Print exactly the lines from the first one down to the line containing "import plotly.graph_objects as go", both ends included, with no pictures and nothing else.

Begin Dataset section

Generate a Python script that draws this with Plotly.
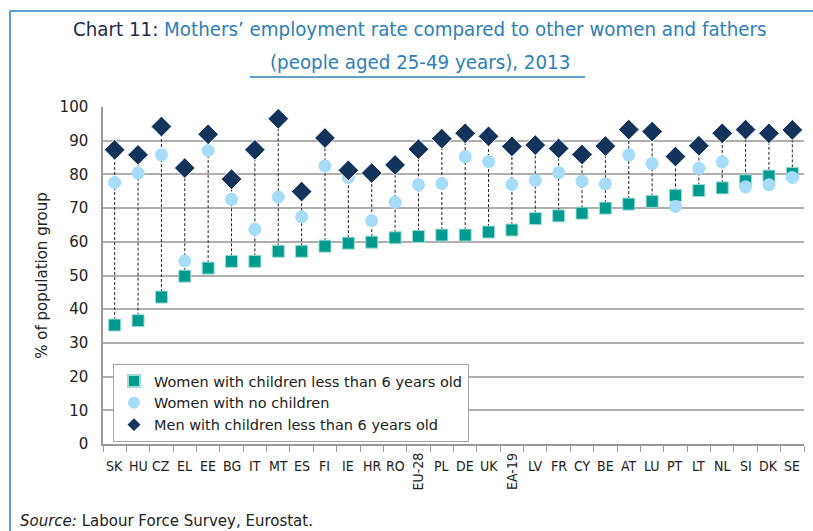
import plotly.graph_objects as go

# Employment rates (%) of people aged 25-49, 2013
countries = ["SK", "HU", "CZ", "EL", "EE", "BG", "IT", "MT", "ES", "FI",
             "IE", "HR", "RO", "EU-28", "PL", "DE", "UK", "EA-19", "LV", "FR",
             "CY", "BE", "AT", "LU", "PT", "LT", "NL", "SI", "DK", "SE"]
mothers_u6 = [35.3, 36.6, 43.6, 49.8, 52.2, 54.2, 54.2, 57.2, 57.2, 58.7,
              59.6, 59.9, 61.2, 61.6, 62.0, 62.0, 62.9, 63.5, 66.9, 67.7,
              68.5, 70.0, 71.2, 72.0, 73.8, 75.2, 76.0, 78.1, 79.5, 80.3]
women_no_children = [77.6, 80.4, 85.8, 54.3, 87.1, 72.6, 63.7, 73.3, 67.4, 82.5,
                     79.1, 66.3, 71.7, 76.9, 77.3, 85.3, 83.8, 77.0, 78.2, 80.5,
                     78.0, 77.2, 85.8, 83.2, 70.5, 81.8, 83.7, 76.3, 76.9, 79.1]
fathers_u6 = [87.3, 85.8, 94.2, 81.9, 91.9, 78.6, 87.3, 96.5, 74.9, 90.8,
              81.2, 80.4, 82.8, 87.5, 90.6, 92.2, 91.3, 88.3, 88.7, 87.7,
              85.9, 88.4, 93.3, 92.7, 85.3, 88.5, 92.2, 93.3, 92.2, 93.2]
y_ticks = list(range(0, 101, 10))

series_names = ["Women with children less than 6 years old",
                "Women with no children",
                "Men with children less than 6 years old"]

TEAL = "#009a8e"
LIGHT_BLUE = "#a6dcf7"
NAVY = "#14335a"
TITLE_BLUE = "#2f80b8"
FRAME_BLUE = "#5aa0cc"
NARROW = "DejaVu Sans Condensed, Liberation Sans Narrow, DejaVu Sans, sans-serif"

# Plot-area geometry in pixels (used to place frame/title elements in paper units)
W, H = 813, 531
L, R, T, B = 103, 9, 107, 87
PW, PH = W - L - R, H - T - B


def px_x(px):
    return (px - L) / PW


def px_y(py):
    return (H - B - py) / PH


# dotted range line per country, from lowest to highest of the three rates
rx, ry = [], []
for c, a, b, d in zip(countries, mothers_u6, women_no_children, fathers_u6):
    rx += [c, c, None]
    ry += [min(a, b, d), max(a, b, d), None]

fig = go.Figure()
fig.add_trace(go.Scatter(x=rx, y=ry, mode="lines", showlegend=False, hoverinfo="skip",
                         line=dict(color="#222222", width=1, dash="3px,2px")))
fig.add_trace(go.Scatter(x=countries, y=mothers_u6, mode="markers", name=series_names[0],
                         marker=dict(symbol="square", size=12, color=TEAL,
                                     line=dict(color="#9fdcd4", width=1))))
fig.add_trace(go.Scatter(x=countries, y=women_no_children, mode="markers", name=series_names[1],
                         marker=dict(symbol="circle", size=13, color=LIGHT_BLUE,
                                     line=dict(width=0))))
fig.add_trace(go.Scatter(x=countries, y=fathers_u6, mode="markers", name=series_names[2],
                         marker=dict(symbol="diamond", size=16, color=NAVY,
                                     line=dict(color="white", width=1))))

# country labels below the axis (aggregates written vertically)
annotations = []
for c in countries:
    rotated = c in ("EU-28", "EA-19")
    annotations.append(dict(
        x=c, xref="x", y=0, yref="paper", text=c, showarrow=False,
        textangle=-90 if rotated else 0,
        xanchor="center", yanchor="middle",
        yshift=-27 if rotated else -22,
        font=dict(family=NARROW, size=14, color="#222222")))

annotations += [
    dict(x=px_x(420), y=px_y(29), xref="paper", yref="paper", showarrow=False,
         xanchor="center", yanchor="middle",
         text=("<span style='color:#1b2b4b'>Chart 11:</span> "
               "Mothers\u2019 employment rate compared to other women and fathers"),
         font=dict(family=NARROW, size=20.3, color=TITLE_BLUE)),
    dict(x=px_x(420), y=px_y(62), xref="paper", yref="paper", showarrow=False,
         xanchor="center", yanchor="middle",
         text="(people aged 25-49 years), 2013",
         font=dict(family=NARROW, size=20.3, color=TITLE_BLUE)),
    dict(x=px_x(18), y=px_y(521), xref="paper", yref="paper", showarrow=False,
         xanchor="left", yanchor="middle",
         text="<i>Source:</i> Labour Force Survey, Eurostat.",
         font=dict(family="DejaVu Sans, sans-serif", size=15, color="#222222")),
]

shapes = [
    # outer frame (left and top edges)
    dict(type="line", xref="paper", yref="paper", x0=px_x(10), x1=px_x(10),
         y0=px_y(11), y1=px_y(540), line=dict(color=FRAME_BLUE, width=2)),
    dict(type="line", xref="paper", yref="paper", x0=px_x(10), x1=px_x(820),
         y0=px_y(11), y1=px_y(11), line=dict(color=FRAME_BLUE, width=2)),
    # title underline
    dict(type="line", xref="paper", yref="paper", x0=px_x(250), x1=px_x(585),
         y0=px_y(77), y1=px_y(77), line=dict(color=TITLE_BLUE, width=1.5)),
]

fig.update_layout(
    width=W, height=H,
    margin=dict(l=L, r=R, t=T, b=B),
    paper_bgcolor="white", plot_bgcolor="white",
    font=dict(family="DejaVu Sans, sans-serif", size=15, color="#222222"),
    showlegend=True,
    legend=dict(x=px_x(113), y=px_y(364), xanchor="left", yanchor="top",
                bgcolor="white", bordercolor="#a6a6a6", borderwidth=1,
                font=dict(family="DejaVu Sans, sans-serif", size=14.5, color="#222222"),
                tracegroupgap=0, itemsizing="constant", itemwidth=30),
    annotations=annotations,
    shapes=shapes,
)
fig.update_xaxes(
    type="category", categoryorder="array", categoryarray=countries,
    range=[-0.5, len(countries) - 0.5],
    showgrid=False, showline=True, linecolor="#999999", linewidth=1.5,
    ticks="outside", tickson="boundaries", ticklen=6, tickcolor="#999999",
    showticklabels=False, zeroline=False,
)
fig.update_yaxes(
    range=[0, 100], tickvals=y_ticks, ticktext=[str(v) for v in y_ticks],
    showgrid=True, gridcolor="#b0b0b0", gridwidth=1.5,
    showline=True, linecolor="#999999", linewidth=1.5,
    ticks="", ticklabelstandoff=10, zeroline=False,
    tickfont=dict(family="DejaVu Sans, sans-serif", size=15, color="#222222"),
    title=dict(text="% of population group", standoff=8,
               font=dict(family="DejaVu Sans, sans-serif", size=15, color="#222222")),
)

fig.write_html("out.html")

End Dataset section

Answer to the problem:
Generate a Python script that draws this with Plotly.
import plotly.graph_objects as go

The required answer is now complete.